■ **RECORDED INFORMATION**
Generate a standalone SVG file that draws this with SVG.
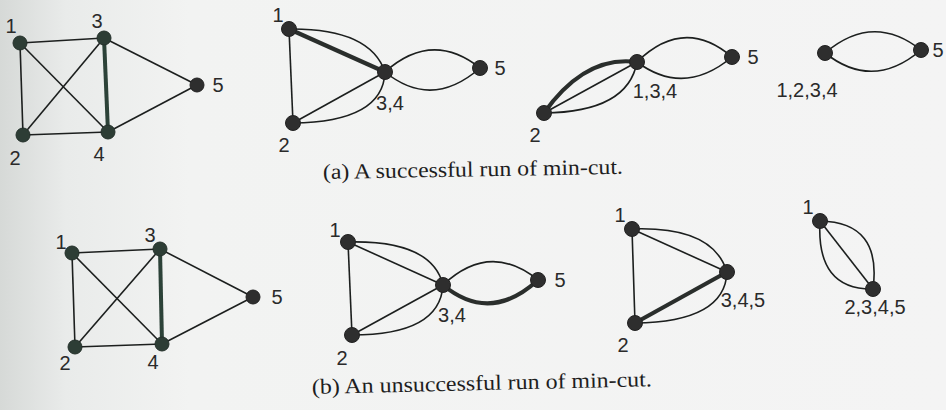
<svg xmlns="http://www.w3.org/2000/svg" width="946" height="410" viewBox="0 0 946 410">
<defs>
<linearGradient id="bg" x1="0" y1="0" x2="1" y2="0">
<stop offset="0" stop-color="#d6d9d7"/>
<stop offset="0.07" stop-color="#e9ebea"/>
<stop offset="0.2" stop-color="#f2f3f2"/>
<stop offset="1" stop-color="#f4f4f4"/>
</linearGradient>
</defs>
<style>
.e{fill:none;stroke:#1c1f1e;stroke-width:1.6}
.t{fill:none;stroke:#2a2e2c;stroke-width:4.2}
.tg{fill:none;stroke:#2c4238;stroke-width:4}
.g{fill:#2d3d35;stroke:#24302a;stroke-width:1}
.n{fill:#2e2e2e;stroke:#222;stroke-width:1}
.l{font-family:"Liberation Sans",Arial,sans-serif;font-size:20px;fill:#2a2a2a;text-anchor:middle}
.c{font-family:"Liberation Serif","Times New Roman",serif;font-size:21.5px;fill:#1e1e1e}
</style>
<rect width="946" height="410" fill="url(#bg)"/>
<g id="connectors">
<line class="e" x1="20" y1="43" x2="104" y2="38"/>
<line class="e" x1="20" y1="43" x2="23" y2="135"/>
<line class="e" x1="20" y1="43" x2="108" y2="132"/>
<line class="e" x1="104" y1="38" x2="23" y2="135"/>
<line class="e" x1="23" y1="135" x2="108" y2="132"/>
<line class="tg" x1="104" y1="38" x2="108" y2="132"/>
<line class="e" x1="104" y1="38" x2="197" y2="85"/>
<line class="e" x1="108" y1="132" x2="197" y2="85"/>
<line class="t" x1="289" y1="29" x2="385" y2="72"/>
<path class="e" d="M289,29 Q370,28 385,72"/>
<line class="e" x1="289" y1="29" x2="293" y2="123"/>
<line class="e" x1="293" y1="123" x2="385" y2="72"/>
<path class="e" d="M293,123 Q383,122 385,72"/>
<path class="e" d="M385,72 Q432,30 480,68"/>
<path class="e" d="M385,72 Q432,110 480,68"/>
<path class="t" d="M544,113 Q585,55 637,62"/>
<line class="e" x1="544" y1="113" x2="637" y2="62"/>
<path class="e" d="M544,113 Q628,112 637,62"/>
<path class="e" d="M637,62 Q684,16 732,57"/>
<path class="e" d="M637,62 Q684,97 732,57"/>
<path class="e" d="M825,53 Q873,12 921,50"/>
<path class="e" d="M825,53 Q873,91 921,50"/>
<line class="e" x1="72" y1="253" x2="160" y2="249"/>
<line class="e" x1="72" y1="253" x2="75" y2="347"/>
<line class="e" x1="72" y1="253" x2="162" y2="344"/>
<line class="e" x1="160" y1="249" x2="75" y2="347"/>
<line class="e" x1="75" y1="347" x2="162" y2="344"/>
<line class="tg" x1="160" y1="249" x2="162" y2="344"/>
<line class="e" x1="160" y1="249" x2="253" y2="297"/>
<line class="e" x1="162" y1="344" x2="253" y2="297"/>
<line class="e" x1="348" y1="242" x2="443" y2="285"/>
<path class="e" d="M348,242 Q432,240 443,285"/>
<line class="e" x1="348" y1="242" x2="352" y2="335"/>
<line class="e" x1="352" y1="335" x2="443" y2="285"/>
<path class="e" d="M352,335 Q440,335 443,285"/>
<path class="e" d="M443,285 Q490,241 538,280"/>
<path class="t" d="M443,285 Q490,324 538,280"/>
<line class="e" x1="632" y1="229" x2="727" y2="272"/>
<path class="e" d="M632,229 Q713,226 727,272"/>
<line class="e" x1="632" y1="229" x2="635" y2="323"/>
<line class="t" x1="635" y1="323" x2="727" y2="272"/>
<path class="e" d="M635,323 Q725,322 727,272"/>
<line class="e" x1="820" y1="221" x2="873" y2="289"/>
<path class="e" d="M820,221 Q816,290 873,289"/>
<path class="e" d="M820,221 Q882,222 873,289"/>
</g>
<g id="a1-n1"><circle class="g" cx="20" cy="43" r="7"/><text class="l" x="11" y="33">1</text></g>
<g id="a1-n3"><circle class="g" cx="104" cy="38" r="7"/><text class="l" x="97" y="28">3</text></g>
<g id="a1-n5"><circle class="n" cx="197" cy="85" r="7"/><text class="l" x="218" y="92">5</text></g>
<g id="a1-n2"><circle class="g" cx="23" cy="135" r="7"/><text class="l" x="15" y="165">2</text></g>
<g id="a1-n4"><circle class="g" cx="108" cy="132" r="7"/><text class="l" x="99" y="161">4</text></g>

<g id="a2-n1"><circle class="n" cx="289" cy="29" r="7.5"/><text class="l" x="278" y="22">1</text></g>
<g id="a2-n34"><circle class="n" cx="385" cy="72" r="7.5"/><text class="l" x="390" y="110">3,4</text></g>
<g id="a2-n5"><circle class="n" cx="480" cy="68" r="7.5"/><text class="l" x="500" y="75">5</text></g>
<g id="a2-n2"><circle class="n" cx="293" cy="123" r="7.5"/><text class="l" x="284" y="152">2</text></g>

<g id="a3-n134"><circle class="n" cx="637" cy="62" r="7.5"/><text class="l" x="655" y="98">1,3,4</text></g>
<g id="a3-n5"><circle class="n" cx="732" cy="57" r="7.5"/><text class="l" x="753" y="64">5</text></g>
<g id="a3-n2"><circle class="n" cx="544" cy="113" r="7.5"/><text class="l" x="535" y="142">2</text></g>

<g id="a4-n1234"><circle class="n" cx="825" cy="53" r="7.5"/><text class="l" x="807" y="97">1,2,3,4</text></g>
<g id="a4-n5"><circle class="n" cx="921" cy="50" r="7.5"/><text class="l" x="938" y="57">5</text></g>

<g id="b1-n1"><circle class="g" cx="72" cy="253" r="7"/><text class="l" x="61" y="249">1</text></g>
<g id="b1-n3"><circle class="g" cx="160" cy="249" r="7"/><text class="l" x="150" y="242">3</text></g>
<g id="b1-n5"><circle class="n" cx="253" cy="297" r="7"/><text class="l" x="277" y="304">5</text></g>
<g id="b1-n2"><circle class="g" cx="75" cy="347" r="7"/><text class="l" x="65" y="370">2</text></g>
<g id="b1-n4"><circle class="g" cx="162" cy="344" r="7"/><text class="l" x="153" y="369">4</text></g>

<g id="b2-n1"><circle class="n" cx="348" cy="242" r="7.5"/><text class="l" x="335" y="237">1</text></g>
<g id="b2-n34"><circle class="n" cx="443" cy="285" r="7.5"/><text class="l" x="452" y="322">3,4</text></g>
<g id="b2-n5"><circle class="n" cx="538" cy="280" r="7.5"/><text class="l" x="560" y="287">5</text></g>
<g id="b2-n2"><circle class="n" cx="352" cy="335" r="7.5"/><text class="l" x="342" y="365">2</text></g>

<g id="b3-n1"><circle class="n" cx="632" cy="229" r="7.5"/><text class="l" x="620" y="222">1</text></g>
<g id="b3-n345"><circle class="n" cx="727" cy="272" r="7.5"/><text class="l" x="743" y="307">3,4,5</text></g>
<g id="b3-n2"><circle class="n" cx="635" cy="323" r="7.5"/><text class="l" x="623" y="352">2</text></g>

<g id="b4-n1"><circle class="n" cx="820" cy="221" r="7.5"/><text class="l" x="808" y="214">1</text></g>
<g id="b4-n2345"><circle class="n" cx="873" cy="289" r="7.5"/><text class="l" x="875" y="314">2,3,4,5</text></g>

<g id="captions">
<text class="c" x="323" y="179" textLength="300" lengthAdjust="spacingAndGlyphs" transform="rotate(-1 323 179)">(a)  A successful run of min-cut.</text>
<text class="c" x="312" y="394" textLength="340" lengthAdjust="spacingAndGlyphs" transform="rotate(-1.3 312 394)">(b)  An unsuccessful run of min-cut.</text>
</g>
</svg>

■ **WHAT IS ASKED**
Make an exact copy of all the material, but keep the pictures out of it.

■ **SOLUTION TO THE PROBLEM**
Generate a standalone SVG file that draws this with SVG.
<svg xmlns="http://www.w3.org/2000/svg" width="946" height="410" viewBox="0 0 946 410">
<defs>
<linearGradient id="bg" x1="0" y1="0" x2="1" y2="0">
<stop offset="0" stop-color="#d6d9d7"/>
<stop offset="0.07" stop-color="#e9ebea"/>
<stop offset="0.2" stop-color="#f2f3f2"/>
<stop offset="1" stop-color="#f4f4f4"/>
</linearGradient>
</defs>
<style>
.e{fill:none;stroke:#1c1f1e;stroke-width:1.6}
.t{fill:none;stroke:#2a2e2c;stroke-width:4.2}
.tg{fill:none;stroke:#2c4238;stroke-width:4}
.g{fill:#2d3d35;stroke:#24302a;stroke-width:1}
.n{fill:#2e2e2e;stroke:#222;stroke-width:1}
.l{font-family:"Liberation Sans",Arial,sans-serif;font-size:20px;fill:#2a2a2a;text-anchor:middle}
.c{font-family:"Liberation Serif","Times New Roman",serif;font-size:21.5px;fill:#1e1e1e}
</style>
<rect width="946" height="410" fill="url(#bg)"/>
<g id="connectors">
<line class="e" x1="20" y1="43" x2="104" y2="38"/>
<line class="e" x1="20" y1="43" x2="23" y2="135"/>
<line class="e" x1="20" y1="43" x2="108" y2="132"/>
<line class="e" x1="104" y1="38" x2="23" y2="135"/>
<line class="e" x1="23" y1="135" x2="108" y2="132"/>
<line class="tg" x1="104" y1="38" x2="108" y2="132"/>
<line class="e" x1="104" y1="38" x2="197" y2="85"/>
<line class="e" x1="108" y1="132" x2="197" y2="85"/>
<line class="t" x1="289" y1="29" x2="385" y2="72"/>
<path class="e" d="M289,29 Q370,28 385,72"/>
<line class="e" x1="289" y1="29" x2="293" y2="123"/>
<line class="e" x1="293" y1="123" x2="385" y2="72"/>
<path class="e" d="M293,123 Q383,122 385,72"/>
<path class="e" d="M385,72 Q432,30 480,68"/>
<path class="e" d="M385,72 Q432,110 480,68"/>
<path class="t" d="M544,113 Q585,55 637,62"/>
<line class="e" x1="544" y1="113" x2="637" y2="62"/>
<path class="e" d="M544,113 Q628,112 637,62"/>
<path class="e" d="M637,62 Q684,16 732,57"/>
<path class="e" d="M637,62 Q684,97 732,57"/>
<path class="e" d="M825,53 Q873,12 921,50"/>
<path class="e" d="M825,53 Q873,91 921,50"/>
<line class="e" x1="72" y1="253" x2="160" y2="249"/>
<line class="e" x1="72" y1="253" x2="75" y2="347"/>
<line class="e" x1="72" y1="253" x2="162" y2="344"/>
<line class="e" x1="160" y1="249" x2="75" y2="347"/>
<line class="e" x1="75" y1="347" x2="162" y2="344"/>
<line class="tg" x1="160" y1="249" x2="162" y2="344"/>
<line class="e" x1="160" y1="249" x2="253" y2="297"/>
<line class="e" x1="162" y1="344" x2="253" y2="297"/>
<line class="e" x1="348" y1="242" x2="443" y2="285"/>
<path class="e" d="M348,242 Q432,240 443,285"/>
<line class="e" x1="348" y1="242" x2="352" y2="335"/>
<line class="e" x1="352" y1="335" x2="443" y2="285"/>
<path class="e" d="M352,335 Q440,335 443,285"/>
<path class="e" d="M443,285 Q490,241 538,280"/>
<path class="t" d="M443,285 Q490,324 538,280"/>
<line class="e" x1="632" y1="229" x2="727" y2="272"/>
<path class="e" d="M632,229 Q713,226 727,272"/>
<line class="e" x1="632" y1="229" x2="635" y2="323"/>
<line class="t" x1="635" y1="323" x2="727" y2="272"/>
<path class="e" d="M635,323 Q725,322 727,272"/>
<line class="e" x1="820" y1="221" x2="873" y2="289"/>
<path class="e" d="M820,221 Q816,290 873,289"/>
<path class="e" d="M820,221 Q882,222 873,289"/>
</g>
<g id="a1-n1"><circle class="g" cx="20" cy="43" r="7"/><text class="l" x="11" y="33">1</text></g>
<g id="a1-n3"><circle class="g" cx="104" cy="38" r="7"/><text class="l" x="97" y="28">3</text></g>
<g id="a1-n5"><circle class="n" cx="197" cy="85" r="7"/><text class="l" x="218" y="92">5</text></g>
<g id="a1-n2"><circle class="g" cx="23" cy="135" r="7"/><text class="l" x="15" y="165">2</text></g>
<g id="a1-n4"><circle class="g" cx="108" cy="132" r="7"/><text class="l" x="99" y="161">4</text></g>

<g id="a2-n1"><circle class="n" cx="289" cy="29" r="7.5"/><text class="l" x="278" y="22">1</text></g>
<g id="a2-n34"><circle class="n" cx="385" cy="72" r="7.5"/><text class="l" x="390" y="110">3,4</text></g>
<g id="a2-n5"><circle class="n" cx="480" cy="68" r="7.5"/><text class="l" x="500" y="75">5</text></g>
<g id="a2-n2"><circle class="n" cx="293" cy="123" r="7.5"/><text class="l" x="284" y="152">2</text></g>

<g id="a3-n134"><circle class="n" cx="637" cy="62" r="7.5"/><text class="l" x="655" y="98">1,3,4</text></g>
<g id="a3-n5"><circle class="n" cx="732" cy="57" r="7.5"/><text class="l" x="753" y="64">5</text></g>
<g id="a3-n2"><circle class="n" cx="544" cy="113" r="7.5"/><text class="l" x="535" y="142">2</text></g>

<g id="a4-n1234"><circle class="n" cx="825" cy="53" r="7.5"/><text class="l" x="807" y="97">1,2,3,4</text></g>
<g id="a4-n5"><circle class="n" cx="921" cy="50" r="7.5"/><text class="l" x="938" y="57">5</text></g>

<g id="b1-n1"><circle class="g" cx="72" cy="253" r="7"/><text class="l" x="61" y="249">1</text></g>
<g id="b1-n3"><circle class="g" cx="160" cy="249" r="7"/><text class="l" x="150" y="242">3</text></g>
<g id="b1-n5"><circle class="n" cx="253" cy="297" r="7"/><text class="l" x="277" y="304">5</text></g>
<g id="b1-n2"><circle class="g" cx="75" cy="347" r="7"/><text class="l" x="65" y="370">2</text></g>
<g id="b1-n4"><circle class="g" cx="162" cy="344" r="7"/><text class="l" x="153" y="369">4</text></g>

<g id="b2-n1"><circle class="n" cx="348" cy="242" r="7.5"/><text class="l" x="335" y="237">1</text></g>
<g id="b2-n34"><circle class="n" cx="443" cy="285" r="7.5"/><text class="l" x="452" y="322">3,4</text></g>
<g id="b2-n5"><circle class="n" cx="538" cy="280" r="7.5"/><text class="l" x="560" y="287">5</text></g>
<g id="b2-n2"><circle class="n" cx="352" cy="335" r="7.5"/><text class="l" x="342" y="365">2</text></g>

<g id="b3-n1"><circle class="n" cx="632" cy="229" r="7.5"/><text class="l" x="620" y="222">1</text></g>
<g id="b3-n345"><circle class="n" cx="727" cy="272" r="7.5"/><text class="l" x="743" y="307">3,4,5</text></g>
<g id="b3-n2"><circle class="n" cx="635" cy="323" r="7.5"/><text class="l" x="623" y="352">2</text></g>

<g id="b4-n1"><circle class="n" cx="820" cy="221" r="7.5"/><text class="l" x="808" y="214">1</text></g>
<g id="b4-n2345"><circle class="n" cx="873" cy="289" r="7.5"/><text class="l" x="875" y="314">2,3,4,5</text></g>

<g id="captions">
<text class="c" x="323" y="179" textLength="300" lengthAdjust="spacingAndGlyphs" transform="rotate(-1 323 179)">(a)  A successful run of min-cut.</text>
<text class="c" x="312" y="394" textLength="340" lengthAdjust="spacingAndGlyphs" transform="rotate(-1.3 312 394)">(b)  An unsuccessful run of min-cut.</text>
</g>
</svg>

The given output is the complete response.